It means your computer domain controller is not reachable , possible reason could be you are not on same VPN as your system domain controller.Connect to VPN and try again.
Now try the solution provided by Viktor or Nishu.
You need to set this directory's permissions on HDFS, not your local filesystem. /tmp doesn't mean C:\tmp unless you set fs.defaultFs in core-site.xml to file://c:/, which is probably a bad idea.
Check it using
hdfs dfs -ls /tmp
Set it using
hdfs dfs -chmod 777 /tmp/hive
Next solution worked on Windows for me:
First, I defined HADOOP_HOME. It described in detail here
Next, I did like Nishu Tayal, but with one difference:C:\temp\hadoop\bin\winutils.exe chmod 777 \tmp\hive
\tmp\hive is not local directory
Error while starting the spark-shell on VM running on Windows:
Error msg: The root scratch dir: /tmp/hive on HDFS should be writable.
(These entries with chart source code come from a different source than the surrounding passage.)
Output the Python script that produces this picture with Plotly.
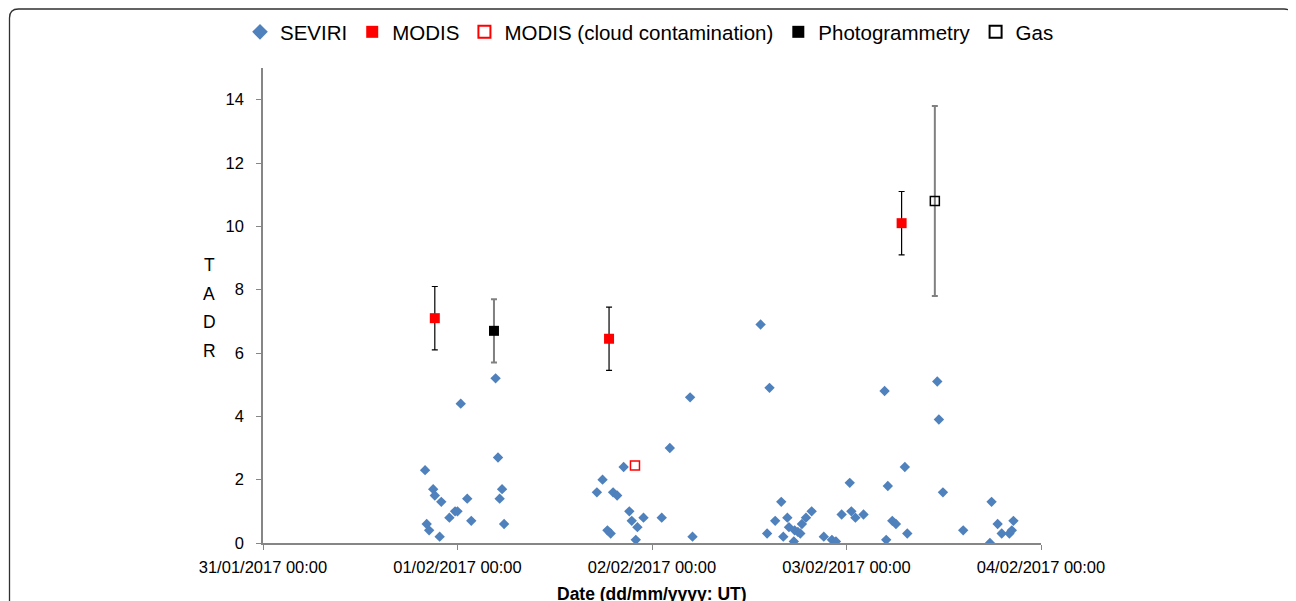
import plotly.graph_objects as go

# ---------------- data ----------------
seviri_time = [
    "2017-01-31 20:00", "2017-01-31 20:12", "2017-01-31 20:30", "2017-01-31 21:00",
    "2017-01-31 21:12", "2017-01-31 21:48", "2017-01-31 22:00", "2017-01-31 23:00",
    "2017-01-31 23:42", "2017-02-01 00:00", "2017-02-01 00:24", "2017-02-01 01:12",
    "2017-02-01 01:42", "2017-02-01 04:42", "2017-02-01 05:00", "2017-02-01 05:12",
    "2017-02-01 05:30", "2017-02-01 05:45",
    "2017-02-01 17:12", "2017-02-01 17:54", "2017-02-01 18:30", "2017-02-01 18:54",
    "2017-02-01 19:12", "2017-02-01 19:42", "2017-02-01 20:30", "2017-02-01 21:12",
    "2017-02-01 21:30", "2017-02-01 22:00", "2017-02-01 22:12", "2017-02-01 22:57",
    "2017-02-02 01:12", "2017-02-02 02:12", "2017-02-02 04:42", "2017-02-02 05:00",
    "2017-02-02 13:24", "2017-02-02 14:12", "2017-02-02 14:30", "2017-02-02 15:12",
    "2017-02-02 15:57", "2017-02-02 16:12", "2017-02-02 16:42", "2017-02-02 16:54",
    "2017-02-02 17:30", "2017-02-02 17:36", "2017-02-02 18:00", "2017-02-02 18:18",
    "2017-02-02 18:30", "2017-02-02 19:00", "2017-02-02 19:42", "2017-02-02 21:12",
    "2017-02-02 22:12", "2017-02-02 22:42", "2017-02-02 23:24", "2017-02-03 00:24",
    "2017-02-03 00:36", "2017-02-03 01:06", "2017-02-03 02:06", "2017-02-03 04:42",
    "2017-02-03 04:54", "2017-02-03 05:06", "2017-02-03 05:39", "2017-02-03 06:06",
    "2017-02-03 07:12", "2017-02-03 07:30", "2017-02-03 11:12", "2017-02-03 11:24",
    "2017-02-03 11:54", "2017-02-03 14:24", "2017-02-03 17:42", "2017-02-03 17:54",
    "2017-02-03 18:39", "2017-02-03 19:09", "2017-02-03 20:06", "2017-02-03 20:24",
    "2017-02-03 20:36",
]
seviri_tadr = [
    2.3, 0.6, 0.4, 1.7,
    1.5, 0.2, 1.3, 0.8,
    1.0, 1.0, 4.4, 1.4,
    0.7, 5.2, 2.7, 1.4,
    1.7, 0.6,
    1.6, 2.0, 0.4, 0.3,
    1.6, 1.5, 2.4, 1.0,
    0.7, 0.1, 0.5, 0.8,
    0.8, 3.0, 4.6, 0.2,
    6.9, 0.3, 4.9, 0.7,
    1.3, 0.2, 0.8, 0.5,
    0.05, 0.4, 0.35, 0.3,
    0.6, 0.8, 1.0, 0.2,
    0.1, 0.05, 0.9, 1.9,
    1.0, 0.8, 0.9, 4.8,
    0.1, 1.8, 0.7, 0.6,
    2.4, 0.3, 5.1, 3.9,
    1.6, 0.4, 0.0, 1.3,
    0.6, 0.3, 0.3, 0.4,
    0.7,
]

modis_time = ["2017-01-31 21:12", "2017-02-01 18:42", "2017-02-03 06:48"]
modis_tadr = [7.1, 6.45, 10.1]
modis_err = [1.0, 1.0, 1.0]

cloud_time = ["2017-02-01 21:54"]
cloud_tadr = [2.45]

photo_time = ["2017-02-01 04:30"]
photo_tadr = [6.7]
photo_err = [1.0]

gas_time = ["2017-02-03 10:54"]
gas_tadr = [10.8]
gas_err = [3.0]

x_ticks = ["2017-01-31", "2017-02-01", "2017-02-02", "2017-02-03", "2017-02-04"]
x_ticktext = ["31/01/2017 00:00", "01/02/2017 00:00", "02/02/2017 00:00",
              "03/02/2017 00:00", "04/02/2017 00:00"]
y_ticks = [0, 2, 4, 6, 8, 10, 12, 14]

# ---------------- layout geometry ----------------
# the page body has an 8px margin, so the figure is drawn 8px smaller and
# every target screen position is shifted by that offset
OFF = 8
W, H = 1296 - OFF, 601 - OFF
L, R, T, B = 263 - OFF, 1041 - OFF, 68 - OFF, 543 - OFF
PW, PH = R - L, B - T


def px2x(px):
    return (px - OFF - L) / PW


def py2y(py):
    return (B - (py - OFF)) / PH


FONT = "Liberation Sans"
AXIS_COLOR = "#868686"

fig = go.Figure()

fig.add_trace(go.Scatter(
    x=seviri_time, y=seviri_tadr, mode="markers", name="SEVIRI",
    marker=dict(symbol="diamond", size=8, color="#4F81BD"),
))
fig.add_trace(go.Scatter(
    x=modis_time, y=modis_tadr, mode="markers", name="MODIS",
    marker=dict(symbol="square", size=10, color="#FF0000"),
    error_y=dict(type="data", array=modis_err, visible=True,
                 color="#000000", thickness=1.2, width=3),
))
fig.add_trace(go.Scatter(
    x=cloud_time, y=cloud_tadr, mode="markers", name="MODIS (cloud contamination)",
    marker=dict(symbol="square-open", size=9, color="#FF0000", line=dict(width=1.5)),
))
fig.add_trace(go.Scatter(
    x=photo_time, y=photo_tadr, mode="markers", name="Photogrammetry",
    marker=dict(symbol="square", size=10, color="#000000"),
    error_y=dict(type="data", array=photo_err, visible=True,
                 color="#808080", thickness=2, width=3),
))
fig.add_trace(go.Scatter(
    x=gas_time, y=gas_tadr, mode="markers", name="Gas",
    marker=dict(symbol="square-open", size=9, color="#000000", line=dict(width=1.5)),
    error_y=dict(type="data", array=gas_err, visible=True,
                 color="#808080", thickness=2, width=3),
))

# rounded chart-area border (Excel style), bottom edge beyond the view
x0, x1 = px2x(9.5), px2x(1293)
y0, y1 = py2y(9), py2y(640)
rx, ry = 9 / PW, 9 / PH
path = (f"M {x0},{y1} L {x0},{y0 - ry} Q {x0},{y0} {x0 + rx},{y0} "
        f"L {x1 - rx},{y0} Q {x1},{y0} {x1},{y0 - ry} L {x1},{y1}")
fig.add_shape(type="path", path=path, xref="paper", yref="paper",
              line=dict(color="#303030", width=1.3), layer="above")

# stacked y-axis title
for letter, py in zip(["T", "A", "D", "R"], [265, 293.5, 322, 350.5]):
    fig.add_annotation(text=letter, x=px2x(209), y=py2y(py), xref="paper", yref="paper",
                       showarrow=False, xanchor="center", yanchor="middle",
                       font=dict(family=FONT, size=17.5, color="#000000"))

# x-axis title
fig.add_annotation(text="<b>Date (dd/mm/yyyy: UT)</b>", x=px2x(652), y=py2y(594),
                   xref="paper", yref="paper", showarrow=False,
                   xanchor="center", yanchor="middle",
                   font=dict(family=FONT, size=17.5, color="#000000"))

fig.update_layout(
    width=W, height=H,
    margin=dict(l=L, r=W - R, t=T, b=H - B, pad=0, autoexpand=False),
    paper_bgcolor="white", plot_bgcolor="white",
    font=dict(family=FONT, size=16, color="#000000"),
    showlegend=True,
    legend=dict(orientation="h", xref="paper", yref="paper",
                x=px2x(240), xanchor="left",
                y=py2y(32), yanchor="middle",
                font=dict(family=FONT, size=20.5, color="#000000"),
                itemsizing="constant", bgcolor="rgba(0,0,0,0)"),
    xaxis=dict(
        type="date", range=["2017-01-31", "2017-02-04"],
        tickvals=x_ticks, ticktext=x_ticktext,
        showgrid=False, zeroline=False,
        showline=True, linecolor=AXIS_COLOR, linewidth=1.5,
        ticks="outside", ticklen=5, tickcolor=AXIS_COLOR,
        ticklabelstandoff=3,
        tickfont=dict(family=FONT, size=16.5, color="#000000"),
    ),
    yaxis=dict(
        range=[0, 15], tickvals=y_ticks,
        showgrid=False, zeroline=False,
        showline=True, linecolor=AXIS_COLOR, linewidth=1.5,
        ticks="outside", ticklen=5, tickcolor=AXIS_COLOR,
        ticklabelstandoff=9,
        tickfont=dict(family=FONT, size=16.5, color="#000000"),
    ),
)

fig.write_html("out.html")
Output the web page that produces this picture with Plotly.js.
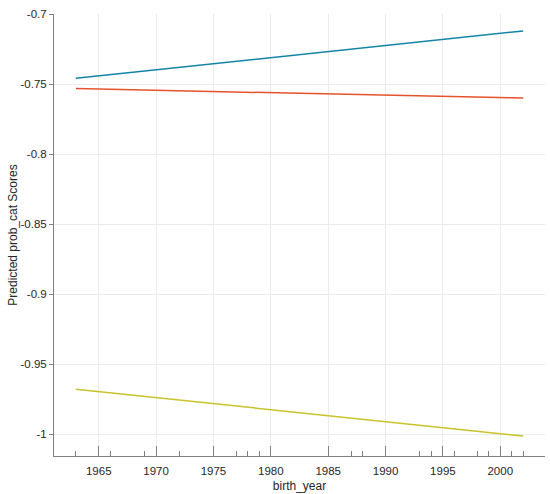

Permission denied
Solution:
/tmp/hive is temporary directory. Only temporary files are kept in this
location. No problem even if we delete this directory, will be created when
required with proper permissions.
Step 1) In hdfs, Remove the /tmp/hive directory ==> "hdfs dfs -rm -r /tmp/hive"
2) At OS level too, delete the dir /tmp/hive ==> rm -rf /tmp/hive
After this, started the spark-shell and it worked fine..
This is a simple 4 step process:
For Spark 2.0+:
Download Hadoop for Windows / Winutils
Add this to your code (before SparkSession initialization):
if(getOS()=="windows"){
System.setProperty("hadoop.home.dir", "C:/Users//winutils-master/hadoop-2.7.1");
}
Add this to your spark-session (You can change it to C:/Temp instead of Desktop).
.config("hive.exec.scratchdir","C:/Users//Desktop/tmphive")
Open cmd.exe and run:
"path\to\hadoop-2.7.1\bin\winutils.exe" chmod 777 C:\Users\\Desktop\tmphive
The main reason is you started the spark at wrong directory. please create folders in D://tmp/hive (give full permissions) and start your spark in D: drive
D:> spark-shell
now it will work.. :)
Can please try giving 777 permission to the folder /tmp/hive because what I think is that spark runs as a anonymous user(which will come in other user category) and this permission should be recursive.
I had this same issue with 1.5.1 version of spark for hive, and it worked by giving 777 permission using below command on linux
chmod -r 777 /tmp/hive
There is a bug in Spark Jira for the same. This has been resolved few days back. Here is the link.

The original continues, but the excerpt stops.